7. En ce qui concerne, en second lieu, l'existence d'une erreur d'appréciation, si l'appelant s'appuie sur un certificat médical du 5 décembre 2017 indiquant que son état de santé ne présente aucune contre-indication à la détention d'armes et à la pratique de la chasse, il résulte de l'instruction, d'abord, que M. A... a été admis en établissement psychiatrique en 2014 en raison d'intentions suicidaires et de menaces de mort à l'encontre de son épouse, qu'en outre et ainsi que mentionné dans un procès-verbal de renseignement administratif établi par les services de gendarmerie le 20 mai 2016, il a tenu des propos confus, aurait eu une attitude inquiétante dans la cour d'une école en invectivant violemment une institutrice devant ses élèves apeurés et aurait eu des propos menaçants tels que " j'ai envie de tuer un gendarme ", qu'une brève enquête de voisinage révèle également qu'il suscite auprès des riverains une réelle inquiétude et, enfin, qu'il ressort du procès-verbal de renseignement administratif établi le 26 décembre 2017 par les services de gendarmerie qu'il " est suivi à l'hôpital psychiatrique de Bourganeuf et qu'il est en soins réguliers auprès de l'établissement plusieurs fois par semaine ". Dans ces conditions et contrairement à ce qu'ont estimé les premiers juges, le préfet n'a commis aucune erreur d'appréciation des risques que le comportement ou l'état de santé de l'intéressé présentait pour lui-même ou pour autrui en décidant la saisie définitive de ses armes dans son arrêté du 29 décembre 2017.
8. Il suit de ce qui vient d'être exposé que cet arrêté n'est entaché d'aucune illégalité fautive et, en conséquence, que les conclusions indemnitaires de M. A... ne peuvent qu'être rejetées.
9. Il résulte de tout ce qui précède que M. A... n'est pas fondé à se plaindre de ce que, par le jugement attaqué, le tribunal administratif de Limoges a rejeté sa demande tendant à l'annulation de l'arrêté du 29 décembre 2017 et de la décision du 28 mai 2018 du préfet de la Creuse ainsi qu'à la condamnation de l'État à l'indemniser des préjudices subis en raison de l'illégalité fautive de cet arrêté.
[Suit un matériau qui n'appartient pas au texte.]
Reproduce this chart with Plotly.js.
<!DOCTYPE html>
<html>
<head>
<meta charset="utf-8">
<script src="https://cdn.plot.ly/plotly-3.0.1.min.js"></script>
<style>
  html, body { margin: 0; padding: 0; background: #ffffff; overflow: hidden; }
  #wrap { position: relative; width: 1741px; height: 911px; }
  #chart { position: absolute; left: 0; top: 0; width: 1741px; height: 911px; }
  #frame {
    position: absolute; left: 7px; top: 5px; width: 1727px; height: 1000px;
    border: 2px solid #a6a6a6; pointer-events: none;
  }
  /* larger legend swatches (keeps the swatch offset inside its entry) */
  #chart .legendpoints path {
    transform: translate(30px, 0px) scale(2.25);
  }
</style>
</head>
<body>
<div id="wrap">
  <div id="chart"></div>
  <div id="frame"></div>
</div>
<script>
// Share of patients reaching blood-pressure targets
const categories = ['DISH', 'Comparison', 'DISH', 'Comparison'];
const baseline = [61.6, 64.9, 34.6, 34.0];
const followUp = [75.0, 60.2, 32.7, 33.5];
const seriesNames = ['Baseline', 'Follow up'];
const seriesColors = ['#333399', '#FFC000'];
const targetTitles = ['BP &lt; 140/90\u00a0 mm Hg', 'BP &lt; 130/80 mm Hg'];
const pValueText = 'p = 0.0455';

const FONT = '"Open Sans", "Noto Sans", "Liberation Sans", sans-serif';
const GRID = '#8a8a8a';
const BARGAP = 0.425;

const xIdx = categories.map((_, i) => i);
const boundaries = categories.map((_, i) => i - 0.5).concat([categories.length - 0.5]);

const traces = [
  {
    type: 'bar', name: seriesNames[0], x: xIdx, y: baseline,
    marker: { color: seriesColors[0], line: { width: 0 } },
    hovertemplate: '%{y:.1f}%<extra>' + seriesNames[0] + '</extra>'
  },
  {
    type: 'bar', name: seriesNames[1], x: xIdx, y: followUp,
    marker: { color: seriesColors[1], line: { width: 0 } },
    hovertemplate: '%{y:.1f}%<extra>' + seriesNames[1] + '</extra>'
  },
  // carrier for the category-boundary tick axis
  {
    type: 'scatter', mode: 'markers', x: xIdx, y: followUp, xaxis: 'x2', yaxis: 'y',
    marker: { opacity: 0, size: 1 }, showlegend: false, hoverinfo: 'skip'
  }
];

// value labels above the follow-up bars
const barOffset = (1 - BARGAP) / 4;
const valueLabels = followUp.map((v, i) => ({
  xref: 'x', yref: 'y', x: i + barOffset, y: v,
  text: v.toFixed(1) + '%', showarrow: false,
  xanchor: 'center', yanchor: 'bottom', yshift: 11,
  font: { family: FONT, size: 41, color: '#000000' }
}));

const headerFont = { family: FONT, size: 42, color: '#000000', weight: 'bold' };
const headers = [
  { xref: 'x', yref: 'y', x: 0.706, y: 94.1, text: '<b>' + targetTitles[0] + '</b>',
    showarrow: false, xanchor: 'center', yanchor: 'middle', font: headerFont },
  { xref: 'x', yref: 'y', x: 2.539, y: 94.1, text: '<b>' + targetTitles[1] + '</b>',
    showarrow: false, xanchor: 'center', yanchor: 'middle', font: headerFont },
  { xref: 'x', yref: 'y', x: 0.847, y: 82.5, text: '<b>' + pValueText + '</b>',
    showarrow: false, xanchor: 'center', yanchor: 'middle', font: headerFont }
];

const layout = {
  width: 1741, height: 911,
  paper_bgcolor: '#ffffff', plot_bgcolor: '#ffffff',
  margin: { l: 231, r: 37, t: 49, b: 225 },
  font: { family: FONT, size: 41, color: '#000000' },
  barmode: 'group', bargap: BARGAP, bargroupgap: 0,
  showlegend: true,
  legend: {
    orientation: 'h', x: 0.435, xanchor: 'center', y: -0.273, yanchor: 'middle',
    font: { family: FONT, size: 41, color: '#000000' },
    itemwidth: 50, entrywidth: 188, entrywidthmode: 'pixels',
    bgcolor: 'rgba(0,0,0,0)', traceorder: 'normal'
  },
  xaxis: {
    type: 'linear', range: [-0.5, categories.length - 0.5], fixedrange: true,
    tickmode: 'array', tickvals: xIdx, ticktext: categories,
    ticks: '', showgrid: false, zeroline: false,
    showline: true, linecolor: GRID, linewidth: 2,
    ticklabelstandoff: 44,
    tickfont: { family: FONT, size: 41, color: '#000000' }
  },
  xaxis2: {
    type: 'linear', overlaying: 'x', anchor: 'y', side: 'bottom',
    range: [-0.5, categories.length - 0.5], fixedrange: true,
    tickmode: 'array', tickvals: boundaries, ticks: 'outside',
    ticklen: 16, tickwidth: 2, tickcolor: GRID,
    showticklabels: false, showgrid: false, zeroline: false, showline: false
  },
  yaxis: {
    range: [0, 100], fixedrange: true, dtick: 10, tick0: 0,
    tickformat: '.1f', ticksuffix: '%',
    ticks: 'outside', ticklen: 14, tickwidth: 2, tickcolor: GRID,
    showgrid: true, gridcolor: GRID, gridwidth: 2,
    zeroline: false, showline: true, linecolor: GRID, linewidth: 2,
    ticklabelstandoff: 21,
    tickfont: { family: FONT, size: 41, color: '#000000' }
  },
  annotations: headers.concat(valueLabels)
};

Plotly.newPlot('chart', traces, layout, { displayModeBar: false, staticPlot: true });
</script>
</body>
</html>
Par voie de conséquence, ses conclusions relatives à l'application de l'article L. 761-1 du code de justice administrative ne peuvent qu'être rejetées.
DÉCIDE :
Article 1er : La requête de M. A... est rejetée.
Article 2 : Le présent arrêt sera notifié à M. B... A... et au ministre de l'intérieur. Une copie en sera adressée à la préfète de la Creuse.
Délibéré après l'audience du 19 mai 2022 à laquelle siégeaient :
M. Éric Rey-Bèthbéder, président,
Mme Frédérique Munoz-Pauziès, présidente-assesseure,
Mme Florence Rey-Gabriac, première conseillère.
Rendu public par mise à disposition au greffe, le 16 juin 2022.
La présidente-assesseure,
Frédérique Munoz-PauzièsLe président-rapporteur,
Éric Rey-Bèthbéder
La greffière,
Angélique Bonkoungou
La République mande et ordonne au ministre de l'intérieur en ce qui le concerne, et à tous huissiers de justice à ce requis, en ce qui concerne les voies de droit commun contre les parties privées, de pourvoir à l'exécution du présent arrêt.